The point about gismu is debatable, and on balance I feel it's untrue. But nothing precludes uncountable sumti places in general, so a debate about gismu places isn't really necessary here.

On 17 Oct 2011 03:53, "John E Clifford" <kali9putra@yahoo.com> wrote:

On countables.  Remember that Lojban has no mass gismu, all are count.  Whether
we can eventually get a mass noun as a derived form is terribly not clear
(largely because it is unclear what the various words that look to be about
masses really mean).

Segments are more obscure than types -- and conversely; let's stick to things
until someone can demonstrate an actual need for something else.  I haven't seen
it yet.




----- Original Message ----
From: And Rosta <and.rosta@gmail.com>
To: lojban@googlegroups.com

Sent: Sun, October 16, 2011 7:32:49 PM
Subject: Re: [lojban] {zo'e} as close-scope existentially qua...

Martin Bays, On 16/10/2011 06:05:
> * Sunday, 2011-10-16 at 02:56 +0100 - And Rosta<and.rosta@gmail.com>:
>
>> Martin Bays, On 15/10/2011 21:04:
>>> * Saturday, 2011-10-15 at 01:49 +0100 - And Rosta<and.rosta@gmail.com>:
>>>
>>>> Martin Bays, On 14/10/2011 23:59:
>>>>> * Friday, 2011-10-14 at 11:39 +0100 - And Rosta<and.rosta@gmail.com>:
>>>>>> Martin Bays, On 13/10/2011 05:33:
>>>>> But once we perform this resolution to the level of mundanes, we
>>>>> find that different interpretations of {lo} resolve to different
>>>>> logical forms. For example, {na ku lo cinfo cu zvati lo mi purdi}
>>>>> has at least the two following meanings in terms of actual lions:
>>>>> 1. {lo cinfo} is interpreted as a plurality of mundane lions, giving
>>>>> roughly:
>>>>>        For L some (contextually relevant) lions: \not in(L, my garden)
>>>>> (which probably means that there exists a lion among L which is not in
>>>>> my garden)
>>>>> 2. {lo cinfo} is interpreted as the kind Lions, giving
>>>>>        \not in(Lions, my garden)
>>>>> which is then resolved existentially, giving
>>>>>        \not \exists l:lion(l). in(l, my garden) .
>>>>>
>>>>> So subtleties aside, we have a straightforward ambiguity between
>>>>>        \exists l:lion(l). \not in(l, my garden)
>>>>> and
>>>>>        \not \exists l:lion(l). in(l, my garden) .
>>>>>
>>>>> This seems toljbo to me.
>>>>
>>>> But for any X, "it is not the case that X is in my garden" is no more
>>>> and no less ambiguous, whether X is lionkind, or water, or Barack
>>>> Obama.
>>>
>>> I don't see the english as being relevantly ambiguous in any of those
>>> three cases. "It is not the case that lions are in my garden" means "no
>>> lions are in my garden" (or possibly "at most one lion is in my
>>> garden").
>>
>> I don't know if the Lojban or the English is ambiguous (-- the English
>> certainly seems not to be, and I don't see why Lojban should be
>> different
>
> So you're really not willing to consider the effective ambiguity when we
> flatten everything to the level of actual lions, as derived above, to
> count as an ambiguity? Or even as a problem? I really do find this very
> strange.

Sorry, I was unclear. I meant that English seems to allow only reading (2), and
that the same might go for Lojban.

>> ); my only point was that lo + countable is not more ambiguous than lo + mass
>>or le or la.
>
> (what does countability have to do with anything? Would anything change
> if we were dealing with an uncountable set, say with {lo namcu}?)

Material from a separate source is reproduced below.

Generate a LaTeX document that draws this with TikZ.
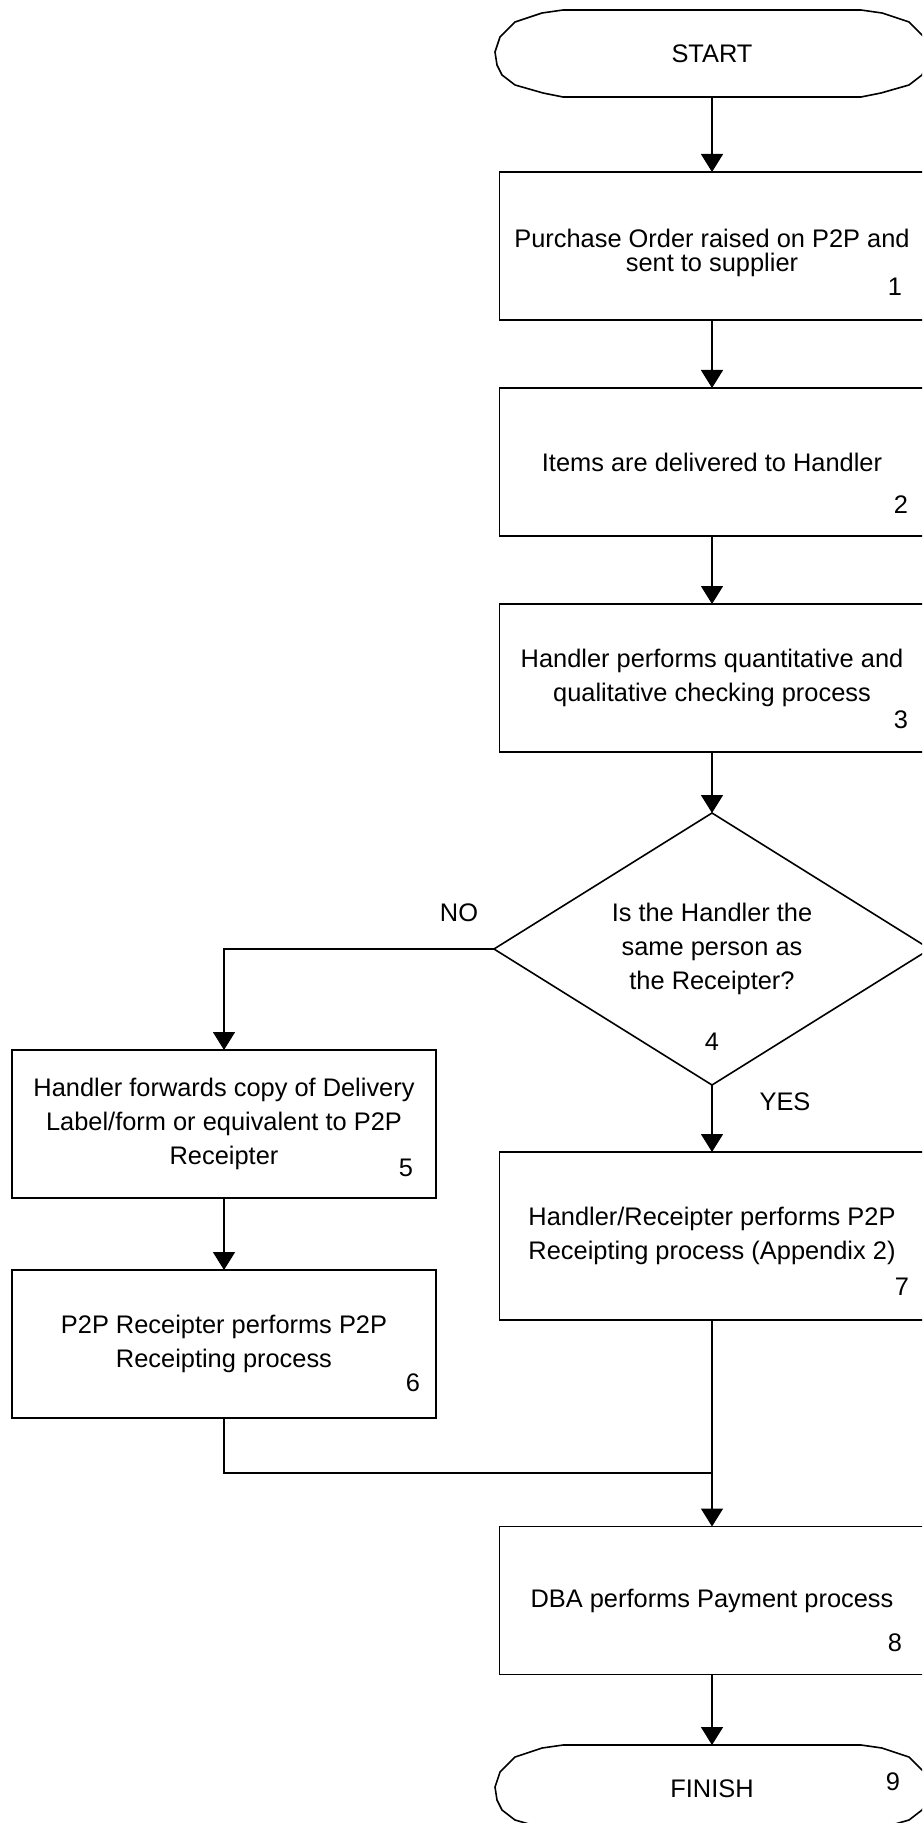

Countables have intrinsic boundaries, and that makes it relatively easy and
natural to distinguish one mundane countable from another (of the same type).
With uncountables, such as chlorine, it's relatively easy and natural to not
distinguish one mundane from another, and hence the kind--mundane distinction
too seems absent too.

>>> This seems to me a good reason not to have Obama-stages!
>>
>> Natural language (or english, at least) does
>
> Does it really? My impression from xorxes' explanation of them (and I've
> never come across the concept outside of this mailing list) is that
> they're an alternative way of handling tenses, eventually mostly
> equivalent to the straightforward "possible worlds" approach (where
> there's one obama, but many of his properties (including his existence)
> vary from world to world). I don't see how english could force you to
> use stages.

I meant 'stages' not in the strict semantic sense but rather the looser sense
that I'd understood it to have in this discussion, namely "subtype of a type
that has intrinsic boundaries". "Obama" is a type that has intrinsic boundaries,
but English allows us to speak of subtypes of Obama too, as in "the young Obama"
or "(the) two Obamas" or "an unusually exuberant Obama".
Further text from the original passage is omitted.